We don't have time for wars. There's a planet to save.
So please, wherever you live and whatever you choose to eat, take the time to learn where it came from, how far it travelled to reach you, how it was grown and/or manufactured and who made it. Know that your choices have an impact on the world.
Demand more accountability and transparency from the people selling you your food, spend your money supporting agricultural systems that match your ethical beliefs and ambitions for the planet, eat a little less meat with a lot more provenance and cook together more, sharing knowledge and building resilient and vital communities.
That's how we'll help combat climate change, not simply by giving up meat.
And for dinner...
Epicurious won't give you a beef recipe, but we will. One that celebrates secondary cuts and the meat from two year old, pasture-fed and finished cattle raised on a regeneratively-managed, chemical-free farm. Ben and Reagan's beef short ribs with pickled carrots and noodles from our book, 'The Ethical Omnivore'. We love this dish. Photo by Alan Benson.
More of the same?
If you want more of this sort of ranting from yours truly, there's plenty to hand. Peruse our blog or listen to two new podcast interviews, 'Unstress' with Mr Bone and 'Futuresteading' with Mrs Feather and the lovely Jade Miles from Black Barn Farm. Or you can get stuck into our book, The Ethical Omnivore, in which we rabbit on about soil and butchery and biodiversity and give you lots of gorgeous, whole animal recipes from our extended community.
Photo of Gundooee Organic Wagyu calves by Alan Benson.
Thanks for helping keep things in perspective – I found your ‘rant’ very insightful and keeping focus on the key issues.
I do have a question and would love to see a blog post on it – ‘should we be using more kangaroo meat and how does this product fit in the ethical meat landscape?’ What do you reckon?
On what basis do you claim we need to eat less meat?
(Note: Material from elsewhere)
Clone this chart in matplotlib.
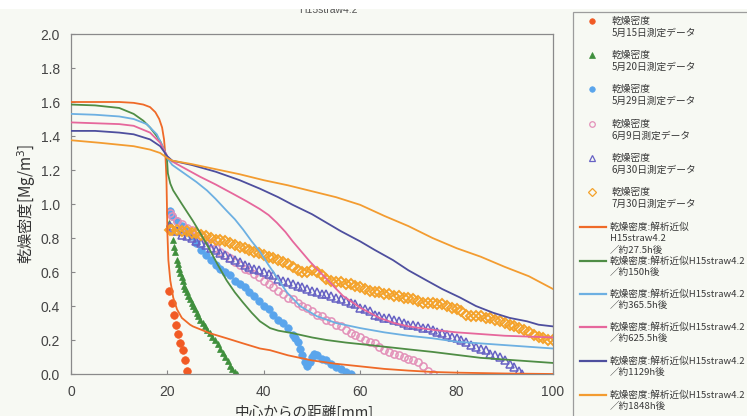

Given that in developed countries a decline in red meat consumption has been accompanied by worsening health outcomes, and that there is a clear link between countries with the highest meat consumption also having the highest life expectancy, as well as the fact that iron deficiencies are the most widespread nutritional deficiency, it seems that the claim that we need to eat less meat is based more on ideology than science.
Onya Mrs Feather. This is a very clear and helpful explanation.